_GOAL_.
Leave the pictures out, and output exactly the lines from the one containing "Give me the matplotlib source for this chart." through the one containing "a_as, n_as = 5.48, -46.1".

_DATASET CONTENT_.
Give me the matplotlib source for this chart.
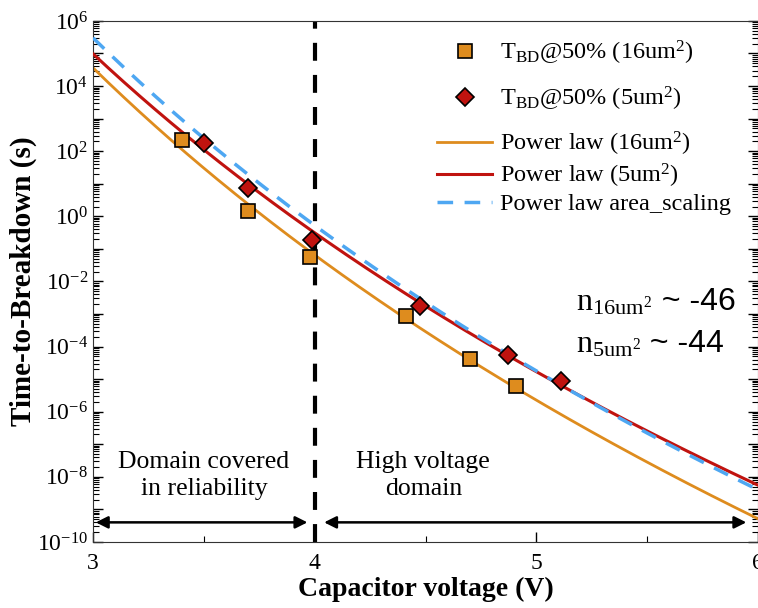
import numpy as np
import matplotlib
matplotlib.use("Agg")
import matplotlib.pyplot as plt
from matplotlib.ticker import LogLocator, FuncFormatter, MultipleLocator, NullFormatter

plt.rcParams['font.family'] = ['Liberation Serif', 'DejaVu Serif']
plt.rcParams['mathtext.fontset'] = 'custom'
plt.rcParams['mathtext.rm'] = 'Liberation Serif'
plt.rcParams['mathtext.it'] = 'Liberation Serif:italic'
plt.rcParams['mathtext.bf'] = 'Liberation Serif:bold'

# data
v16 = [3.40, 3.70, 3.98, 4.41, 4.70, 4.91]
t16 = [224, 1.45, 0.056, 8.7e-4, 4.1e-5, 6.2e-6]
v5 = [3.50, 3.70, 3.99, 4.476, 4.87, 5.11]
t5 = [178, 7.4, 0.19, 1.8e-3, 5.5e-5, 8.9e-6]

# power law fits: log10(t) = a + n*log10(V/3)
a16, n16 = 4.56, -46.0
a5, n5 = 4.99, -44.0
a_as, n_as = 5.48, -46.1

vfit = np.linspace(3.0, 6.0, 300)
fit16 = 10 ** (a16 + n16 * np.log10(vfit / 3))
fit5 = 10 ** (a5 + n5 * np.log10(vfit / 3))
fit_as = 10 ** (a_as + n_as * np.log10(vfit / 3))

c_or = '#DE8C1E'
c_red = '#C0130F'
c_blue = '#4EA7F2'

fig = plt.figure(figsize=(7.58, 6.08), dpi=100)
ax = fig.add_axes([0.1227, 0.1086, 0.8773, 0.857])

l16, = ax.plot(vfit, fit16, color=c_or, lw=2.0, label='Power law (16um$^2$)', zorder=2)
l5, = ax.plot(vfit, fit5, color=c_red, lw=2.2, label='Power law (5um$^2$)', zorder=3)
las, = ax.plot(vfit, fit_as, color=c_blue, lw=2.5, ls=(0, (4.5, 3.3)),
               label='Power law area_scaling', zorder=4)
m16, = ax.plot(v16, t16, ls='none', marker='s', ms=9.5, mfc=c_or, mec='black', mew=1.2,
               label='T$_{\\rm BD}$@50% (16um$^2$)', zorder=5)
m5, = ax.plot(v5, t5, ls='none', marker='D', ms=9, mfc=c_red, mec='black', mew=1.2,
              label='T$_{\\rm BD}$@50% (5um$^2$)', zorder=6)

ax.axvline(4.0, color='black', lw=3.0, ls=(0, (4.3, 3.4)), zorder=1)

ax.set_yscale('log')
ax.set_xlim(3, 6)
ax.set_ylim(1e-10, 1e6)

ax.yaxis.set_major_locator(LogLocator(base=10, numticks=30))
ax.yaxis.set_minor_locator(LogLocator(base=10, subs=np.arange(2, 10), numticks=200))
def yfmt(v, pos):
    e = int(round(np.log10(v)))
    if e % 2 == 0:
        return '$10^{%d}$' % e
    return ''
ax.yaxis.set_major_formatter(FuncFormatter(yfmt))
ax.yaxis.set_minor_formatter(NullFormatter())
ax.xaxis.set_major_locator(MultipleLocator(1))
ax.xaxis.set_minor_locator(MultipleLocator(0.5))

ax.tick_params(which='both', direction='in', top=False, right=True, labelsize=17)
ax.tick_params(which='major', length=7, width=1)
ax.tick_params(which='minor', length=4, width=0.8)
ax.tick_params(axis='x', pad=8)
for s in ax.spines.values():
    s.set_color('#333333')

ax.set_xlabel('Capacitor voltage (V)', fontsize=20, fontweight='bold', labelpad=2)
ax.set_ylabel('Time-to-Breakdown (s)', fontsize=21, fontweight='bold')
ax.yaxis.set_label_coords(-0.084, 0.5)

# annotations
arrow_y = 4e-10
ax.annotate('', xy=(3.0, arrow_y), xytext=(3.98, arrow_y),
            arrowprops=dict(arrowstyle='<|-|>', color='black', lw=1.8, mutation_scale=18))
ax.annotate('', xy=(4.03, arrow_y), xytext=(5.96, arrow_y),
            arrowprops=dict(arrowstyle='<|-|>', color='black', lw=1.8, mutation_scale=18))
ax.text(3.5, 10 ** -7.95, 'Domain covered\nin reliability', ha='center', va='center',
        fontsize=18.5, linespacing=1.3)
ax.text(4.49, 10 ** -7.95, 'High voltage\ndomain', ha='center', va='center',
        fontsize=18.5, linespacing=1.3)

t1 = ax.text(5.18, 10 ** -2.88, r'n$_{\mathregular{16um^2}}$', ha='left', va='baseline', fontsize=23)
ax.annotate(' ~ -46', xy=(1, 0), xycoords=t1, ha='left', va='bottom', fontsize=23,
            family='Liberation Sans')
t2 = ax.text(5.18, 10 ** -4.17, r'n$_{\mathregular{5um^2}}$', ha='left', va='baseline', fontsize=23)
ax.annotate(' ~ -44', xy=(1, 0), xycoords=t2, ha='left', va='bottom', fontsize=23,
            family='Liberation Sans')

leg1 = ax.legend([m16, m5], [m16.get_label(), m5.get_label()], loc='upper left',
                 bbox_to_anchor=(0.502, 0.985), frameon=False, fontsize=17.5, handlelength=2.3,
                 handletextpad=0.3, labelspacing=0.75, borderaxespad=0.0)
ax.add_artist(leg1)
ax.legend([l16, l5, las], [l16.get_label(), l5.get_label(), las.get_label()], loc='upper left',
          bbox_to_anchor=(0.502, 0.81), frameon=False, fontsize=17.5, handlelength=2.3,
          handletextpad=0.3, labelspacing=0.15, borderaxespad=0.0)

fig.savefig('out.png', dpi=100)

--

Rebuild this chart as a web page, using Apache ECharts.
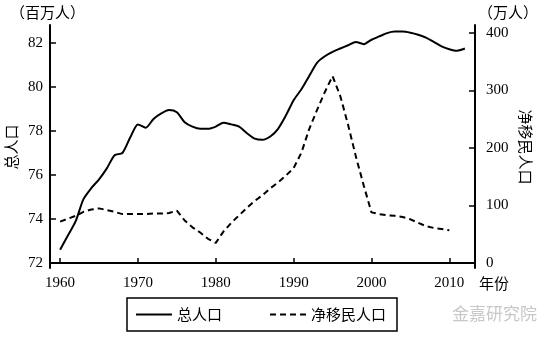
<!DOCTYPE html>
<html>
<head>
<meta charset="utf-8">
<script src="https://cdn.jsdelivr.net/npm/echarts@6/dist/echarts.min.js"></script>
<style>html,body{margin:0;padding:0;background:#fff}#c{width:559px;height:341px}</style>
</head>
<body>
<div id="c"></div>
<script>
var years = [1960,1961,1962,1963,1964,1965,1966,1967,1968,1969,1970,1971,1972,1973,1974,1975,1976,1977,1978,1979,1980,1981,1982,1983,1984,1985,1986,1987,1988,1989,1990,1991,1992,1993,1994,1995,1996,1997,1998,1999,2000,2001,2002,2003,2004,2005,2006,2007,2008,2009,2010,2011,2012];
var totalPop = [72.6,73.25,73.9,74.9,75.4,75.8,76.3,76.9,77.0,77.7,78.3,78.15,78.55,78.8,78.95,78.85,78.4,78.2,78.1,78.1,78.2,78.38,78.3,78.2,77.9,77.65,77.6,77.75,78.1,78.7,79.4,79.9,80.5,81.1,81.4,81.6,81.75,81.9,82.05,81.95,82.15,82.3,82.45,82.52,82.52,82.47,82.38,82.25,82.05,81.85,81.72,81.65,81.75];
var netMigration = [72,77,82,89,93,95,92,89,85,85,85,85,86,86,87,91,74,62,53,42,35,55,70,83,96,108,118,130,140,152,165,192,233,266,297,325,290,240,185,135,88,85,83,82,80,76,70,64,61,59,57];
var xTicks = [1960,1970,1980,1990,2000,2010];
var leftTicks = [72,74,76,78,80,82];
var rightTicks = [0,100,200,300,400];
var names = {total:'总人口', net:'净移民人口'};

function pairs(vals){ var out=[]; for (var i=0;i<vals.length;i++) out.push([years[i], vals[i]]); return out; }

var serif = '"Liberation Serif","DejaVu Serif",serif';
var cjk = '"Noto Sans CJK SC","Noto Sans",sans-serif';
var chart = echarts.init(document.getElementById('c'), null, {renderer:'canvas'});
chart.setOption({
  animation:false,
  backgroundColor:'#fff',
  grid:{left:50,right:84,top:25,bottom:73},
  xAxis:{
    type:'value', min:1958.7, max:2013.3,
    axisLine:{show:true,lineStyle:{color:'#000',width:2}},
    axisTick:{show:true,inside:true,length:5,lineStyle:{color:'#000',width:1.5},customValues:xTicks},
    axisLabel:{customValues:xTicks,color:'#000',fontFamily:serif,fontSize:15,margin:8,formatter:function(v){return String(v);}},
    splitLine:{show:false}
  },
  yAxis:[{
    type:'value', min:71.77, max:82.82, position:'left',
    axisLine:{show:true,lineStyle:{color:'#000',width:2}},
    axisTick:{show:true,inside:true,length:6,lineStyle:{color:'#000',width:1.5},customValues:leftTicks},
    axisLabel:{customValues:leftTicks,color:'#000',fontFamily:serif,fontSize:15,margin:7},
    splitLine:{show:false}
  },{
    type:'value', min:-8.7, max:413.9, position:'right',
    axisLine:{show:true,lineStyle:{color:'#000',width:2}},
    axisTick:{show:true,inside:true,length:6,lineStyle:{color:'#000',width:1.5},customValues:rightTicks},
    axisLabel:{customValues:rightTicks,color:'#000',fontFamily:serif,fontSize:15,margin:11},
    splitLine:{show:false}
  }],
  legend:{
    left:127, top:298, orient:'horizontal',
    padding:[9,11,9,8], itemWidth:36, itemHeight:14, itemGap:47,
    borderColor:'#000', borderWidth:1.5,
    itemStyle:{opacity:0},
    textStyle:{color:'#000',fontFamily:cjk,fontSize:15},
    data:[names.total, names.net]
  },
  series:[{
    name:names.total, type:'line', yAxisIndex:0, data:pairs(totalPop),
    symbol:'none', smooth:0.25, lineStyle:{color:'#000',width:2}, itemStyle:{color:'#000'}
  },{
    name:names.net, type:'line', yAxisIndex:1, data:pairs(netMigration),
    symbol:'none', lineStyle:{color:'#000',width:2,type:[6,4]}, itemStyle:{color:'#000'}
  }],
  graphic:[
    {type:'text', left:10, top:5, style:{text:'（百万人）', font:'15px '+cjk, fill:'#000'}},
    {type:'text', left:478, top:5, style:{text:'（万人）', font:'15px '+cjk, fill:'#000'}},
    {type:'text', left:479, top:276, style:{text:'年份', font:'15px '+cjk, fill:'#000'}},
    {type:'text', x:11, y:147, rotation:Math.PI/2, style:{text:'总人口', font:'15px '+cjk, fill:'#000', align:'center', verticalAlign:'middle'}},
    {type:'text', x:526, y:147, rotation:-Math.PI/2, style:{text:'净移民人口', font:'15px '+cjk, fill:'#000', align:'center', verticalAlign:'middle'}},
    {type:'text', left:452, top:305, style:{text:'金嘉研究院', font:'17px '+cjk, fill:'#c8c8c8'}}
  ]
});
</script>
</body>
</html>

_RESULT FOR THIS TASK_.
Give me the matplotlib source for this chart.
import numpy as np
import matplotlib
matplotlib.use("Agg")
import matplotlib.pyplot as plt
from matplotlib.ticker import LogLocator, FuncFormatter, MultipleLocator, NullFormatter

plt.rcParams['font.family'] = ['Liberation Serif', 'DejaVu Serif']
plt.rcParams['mathtext.fontset'] = 'custom'
plt.rcParams['mathtext.rm'] = 'Liberation Serif'
plt.rcParams['mathtext.it'] = 'Liberation Serif:italic'
plt.rcParams['mathtext.bf'] = 'Liberation Serif:bold'

# data
v16 = [3.40, 3.70, 3.98, 4.41, 4.70, 4.91]
t16 = [224, 1.45, 0.056, 8.7e-4, 4.1e-5, 6.2e-6]
v5 = [3.50, 3.70, 3.99, 4.476, 4.87, 5.11]
t5 = [178, 7.4, 0.19, 1.8e-3, 5.5e-5, 8.9e-6]

# power law fits: log10(t) = a + n*log10(V/3)
a16, n16 = 4.56, -46.0
a5, n5 = 4.99, -44.0
a_as, n_as = 5.48, -46.1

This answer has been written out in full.